SEATTLE – A high-risk sex offender who fled Canada for Seattle was being held on $1 million bail after authorities charged him with raping a 69-year-old woman.

According to documents filed in King County Superior Court, 49-year-old Michael Stanley had previously done yard work at the victim’s home.

He showed up on Friday night seeking additional work. She told him she didn’t have any, but investigators said he sneaked back into the home and attacked her.

He was charged with first-degree burglary and second-degree rape, and faces at least 15-to-20 years if convicted, said Dan Donohoe, a spokesman for the King County Prosecutor’s Office.

Stanley, formerly of Edmonton, made news reports in 2013 when he cut off an electronic-monitoring bracelet and crossed the U.S. border. He’s a U.S. citizen, and American authorities said they had no reason to arrest him. Canada decided not to ask for his extradition, and he registered in Seattle as a sex offender.

Stanley ran into trouble soon after arriving in Seattle in fall 2013. He was arrested on misdemeanour charges of harassment and resisting arrest after he threatened someone who asked him to be quiet. He was sentenced to seven months in jail.

He has a criminal record in Canada that dates back 27 years — to the home invasion rape of an elderly woman in Edmonton in 1988. Before he fled, he had most recently served 32 months for luring two mentally challenged boys into an apartment, lighting a crack pipe, blowing smoke in their faces and then sexually assaulting them.

He was arrested Saturday morning after entering the woman’s home, in the Skyway neighbourhood south of Seattle, through a window, authorities said. No weapons were used, but the victim sustained what the sheriff’s office described as minor injuries.

An organization called Casa Latina confirmed Monday that it had dispatched Stanley to do yard work at the victim’s house once in 2014. In a statement, Casa Latina spokeswoman Sierra Golden said the organization was “deeply saddened and shocked” to learn of the charges.
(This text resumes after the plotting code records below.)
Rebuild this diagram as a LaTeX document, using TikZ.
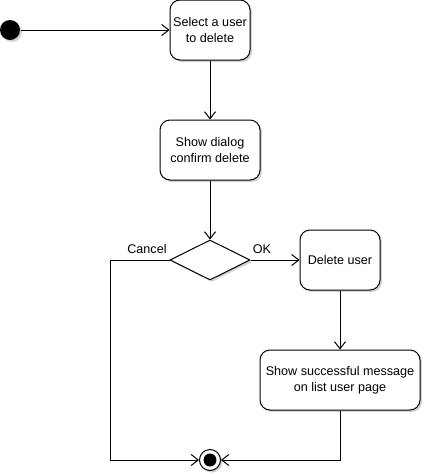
\documentclass[tikz,border=0pt]{standalone}
\usepackage{fontspec}
\setmainfont{Liberation Sans}
\usetikzlibrary{arrows.meta,shapes.geometric,shadows}
\begin{document}
\begin{tikzpicture}[x=1pt,y=-1pt,
  line width=1pt,
  font=\fontsize{12.6}{15.6}\selectfont,
  shad/.style={drop shadow={shadow xshift=2pt,shadow yshift=-2pt,opacity=0.35,fill=gray}},
  act/.style={draw,rounded corners=10pt,fill=white,inner sep=0pt,align=center,shad},
  arr/.style={-{Straight Barb[length=7pt,width=11pt]}},
  dec/.style={draw,diamond,aspect=2,minimum width=80pt,minimum height=40pt,inner sep=0pt,fill=white,shad},
  lbl/.style={inner sep=0pt}
]
\useasboundingbox (0,0) rectangle (425,475);
\node[circle,fill=black,minimum size=20pt,inner sep=0pt,shad] (start) at (10,30) {};
\node[act,minimum width=80pt,minimum height=60pt] (sel) at (210,30) {Select a user\\to delete};
\node[act,minimum width=100pt,minimum height=60pt] (dlg) at (210,150) {Show dialog\\confirm delete};
\node[dec] (d) at (210,260) {};
\node[act,minimum width=80pt,minimum height=60pt] (del) at (340,260) {Delete user};
\node[act,minimum width=160pt,minimum height=60pt] (msg) at (340,380) {Show successful message\\on list user page};
\node[circle,draw,fill=white,minimum size=21pt,inner sep=0pt,shad] (end) at (210,460) {};
\node[circle,fill=black,minimum size=13pt,inner sep=0pt] (endin) at (end.center) {};
\node[lbl] (cancel) at (147,249) {Cancel};
\node[lbl] (ok) at (262,249) {OK};
\coordinate (cl) at (110,260);
\coordinate (cr) at (340,460);
\draw[arr] (start) -- (sel);
\draw[arr] (sel) -- (dlg);
\draw[arr] (dlg) -- (d.north);
\draw[arr] (d.east) -- (del);
\draw[arr] (del) -- (msg);
\draw[arr] (d.west) -- (cl) |- (end.west);
\draw[arr] (msg.south) -- (cr) -- (end.east);
\end{tikzpicture}
\end{document}
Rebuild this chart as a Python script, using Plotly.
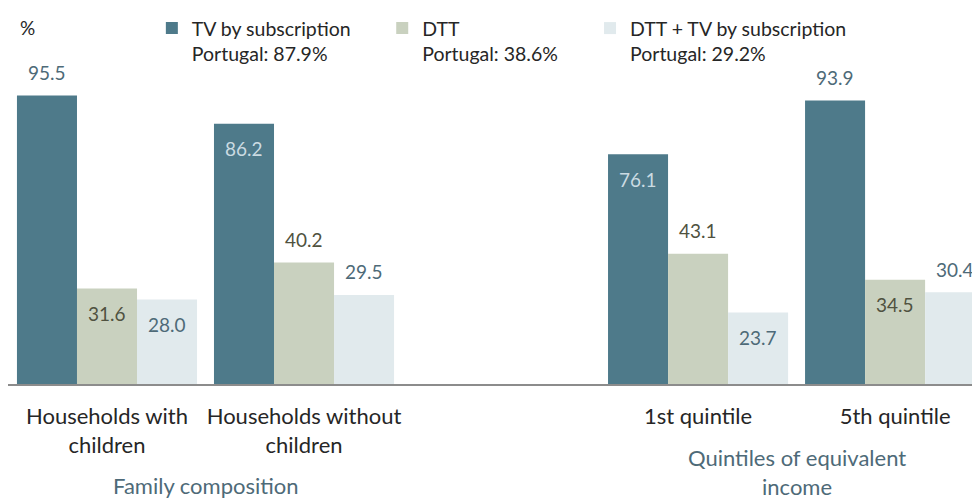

She said it was the only instance in the group’s 17-year history of dispatching workers that one had been accused of violence against a homeowner.

“However, even one incidence like this is too many and Casa Latina will be reviewing our registration and safety policies immediately,” Golden said.

The attack came just six days after Stanley was released from custody on another offence: He broke into a suburban Seattle nursing home in December, and was armed with steak knives when a sheriff’s deputy subdued him with a Taser, a prosecutor wrote in charging documents. He was convicted of second-degree burglary for that offence.

Stanley, who is homeless, faces arraignment on March 16, Donohoe said.